EXERCISE REQUIREMENTS
For the material that follows, list every line containing the word "this".

** BEGIN **

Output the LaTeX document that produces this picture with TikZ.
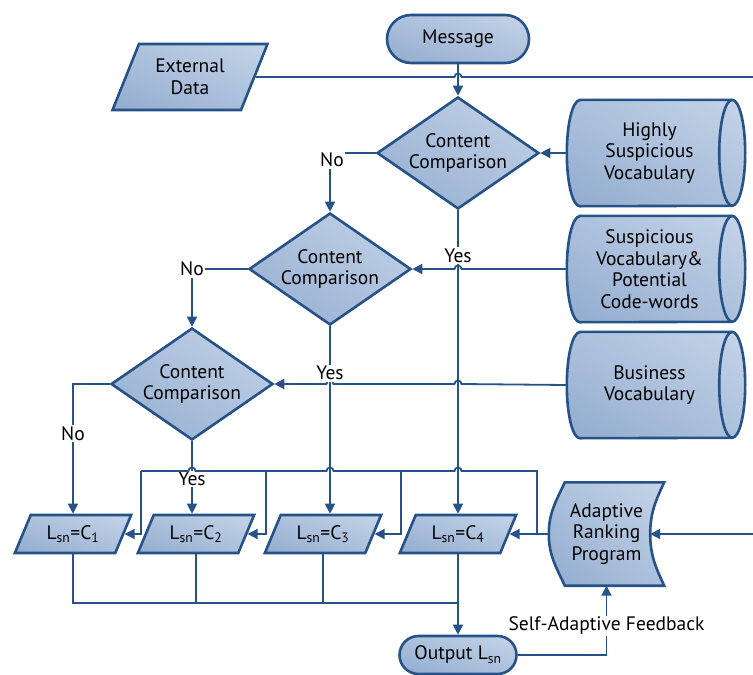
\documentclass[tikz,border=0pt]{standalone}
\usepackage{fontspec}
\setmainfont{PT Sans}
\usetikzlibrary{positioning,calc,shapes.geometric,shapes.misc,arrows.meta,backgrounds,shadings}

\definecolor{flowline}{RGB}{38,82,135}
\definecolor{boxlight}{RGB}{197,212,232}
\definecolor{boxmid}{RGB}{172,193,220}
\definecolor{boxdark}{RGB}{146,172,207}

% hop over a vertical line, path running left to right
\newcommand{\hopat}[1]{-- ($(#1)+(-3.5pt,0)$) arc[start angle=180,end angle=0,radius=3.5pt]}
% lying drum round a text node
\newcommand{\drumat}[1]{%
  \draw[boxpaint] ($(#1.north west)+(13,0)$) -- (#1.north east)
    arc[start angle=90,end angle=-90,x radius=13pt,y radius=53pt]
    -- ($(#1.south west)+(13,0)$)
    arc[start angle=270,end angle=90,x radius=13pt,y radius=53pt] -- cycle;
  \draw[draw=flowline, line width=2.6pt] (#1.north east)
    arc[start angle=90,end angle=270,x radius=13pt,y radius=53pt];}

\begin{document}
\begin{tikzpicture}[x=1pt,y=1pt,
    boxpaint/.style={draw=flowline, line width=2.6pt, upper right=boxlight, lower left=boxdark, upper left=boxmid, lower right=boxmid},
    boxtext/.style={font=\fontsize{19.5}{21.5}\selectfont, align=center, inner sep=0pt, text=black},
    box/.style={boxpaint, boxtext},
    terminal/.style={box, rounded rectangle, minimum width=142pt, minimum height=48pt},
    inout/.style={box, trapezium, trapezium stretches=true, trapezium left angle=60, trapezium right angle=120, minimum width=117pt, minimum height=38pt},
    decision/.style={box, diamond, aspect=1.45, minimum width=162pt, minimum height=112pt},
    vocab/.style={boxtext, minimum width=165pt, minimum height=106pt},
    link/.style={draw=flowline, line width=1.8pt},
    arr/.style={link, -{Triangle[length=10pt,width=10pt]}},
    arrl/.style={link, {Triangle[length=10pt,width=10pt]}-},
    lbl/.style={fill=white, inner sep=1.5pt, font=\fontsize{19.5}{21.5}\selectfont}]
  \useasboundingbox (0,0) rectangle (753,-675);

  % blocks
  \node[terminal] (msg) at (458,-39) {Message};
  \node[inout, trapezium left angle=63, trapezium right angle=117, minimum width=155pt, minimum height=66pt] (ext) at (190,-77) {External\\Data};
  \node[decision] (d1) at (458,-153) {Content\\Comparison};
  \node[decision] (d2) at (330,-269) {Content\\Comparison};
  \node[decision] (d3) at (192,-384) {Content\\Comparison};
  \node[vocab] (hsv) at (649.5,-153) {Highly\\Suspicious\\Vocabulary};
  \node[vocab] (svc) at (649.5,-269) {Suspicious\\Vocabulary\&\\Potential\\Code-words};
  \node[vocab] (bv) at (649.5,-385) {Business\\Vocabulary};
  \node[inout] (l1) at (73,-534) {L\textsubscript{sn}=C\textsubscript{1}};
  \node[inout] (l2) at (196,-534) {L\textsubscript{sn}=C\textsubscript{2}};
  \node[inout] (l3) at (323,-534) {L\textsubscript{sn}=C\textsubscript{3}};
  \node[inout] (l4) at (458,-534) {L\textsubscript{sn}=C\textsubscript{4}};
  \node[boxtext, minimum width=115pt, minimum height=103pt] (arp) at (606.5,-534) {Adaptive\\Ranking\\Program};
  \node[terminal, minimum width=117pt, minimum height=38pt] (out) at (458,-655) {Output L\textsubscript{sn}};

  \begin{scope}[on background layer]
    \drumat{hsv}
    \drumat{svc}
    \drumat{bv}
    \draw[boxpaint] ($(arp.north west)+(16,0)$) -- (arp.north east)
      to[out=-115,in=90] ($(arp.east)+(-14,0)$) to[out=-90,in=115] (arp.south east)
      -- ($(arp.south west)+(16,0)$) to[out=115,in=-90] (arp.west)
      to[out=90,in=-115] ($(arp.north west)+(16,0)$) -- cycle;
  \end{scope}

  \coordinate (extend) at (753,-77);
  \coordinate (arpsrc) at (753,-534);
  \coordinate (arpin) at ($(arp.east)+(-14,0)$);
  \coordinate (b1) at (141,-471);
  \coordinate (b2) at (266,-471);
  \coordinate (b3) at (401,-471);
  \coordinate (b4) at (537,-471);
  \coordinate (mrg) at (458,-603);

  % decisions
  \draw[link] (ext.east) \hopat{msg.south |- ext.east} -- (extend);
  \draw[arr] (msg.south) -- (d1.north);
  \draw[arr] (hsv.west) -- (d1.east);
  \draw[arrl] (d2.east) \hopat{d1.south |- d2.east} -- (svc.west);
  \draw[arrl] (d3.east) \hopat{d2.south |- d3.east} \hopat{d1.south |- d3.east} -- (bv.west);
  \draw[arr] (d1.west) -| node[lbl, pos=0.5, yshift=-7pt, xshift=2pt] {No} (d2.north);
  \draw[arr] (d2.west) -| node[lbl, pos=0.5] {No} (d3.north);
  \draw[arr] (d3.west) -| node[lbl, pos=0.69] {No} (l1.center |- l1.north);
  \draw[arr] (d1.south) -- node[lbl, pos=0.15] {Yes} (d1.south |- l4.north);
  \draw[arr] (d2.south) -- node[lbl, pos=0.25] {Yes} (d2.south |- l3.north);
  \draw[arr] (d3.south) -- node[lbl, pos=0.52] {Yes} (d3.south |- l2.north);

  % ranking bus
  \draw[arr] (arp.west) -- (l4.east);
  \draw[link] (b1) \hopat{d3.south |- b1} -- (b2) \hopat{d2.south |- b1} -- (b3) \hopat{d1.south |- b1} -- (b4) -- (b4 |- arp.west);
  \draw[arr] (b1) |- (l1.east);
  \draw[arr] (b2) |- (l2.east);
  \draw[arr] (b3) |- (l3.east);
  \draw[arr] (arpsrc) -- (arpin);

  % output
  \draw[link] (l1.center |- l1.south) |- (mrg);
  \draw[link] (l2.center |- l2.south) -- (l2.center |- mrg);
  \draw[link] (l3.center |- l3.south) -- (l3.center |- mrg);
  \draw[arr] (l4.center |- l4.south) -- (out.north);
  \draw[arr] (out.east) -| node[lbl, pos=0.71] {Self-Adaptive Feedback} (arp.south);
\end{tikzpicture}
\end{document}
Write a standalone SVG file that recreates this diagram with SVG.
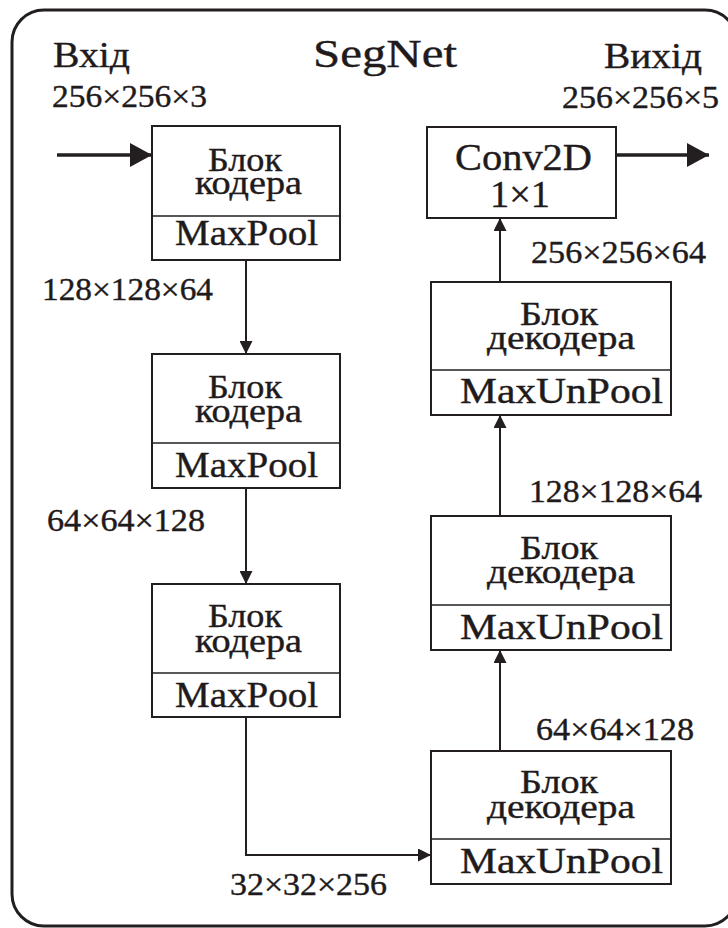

** END **

EXERCISE RESPONSE
Output the LaTeX document that produces this picture with TikZ.
Write a standalone SVG file that recreates this diagram with SVG.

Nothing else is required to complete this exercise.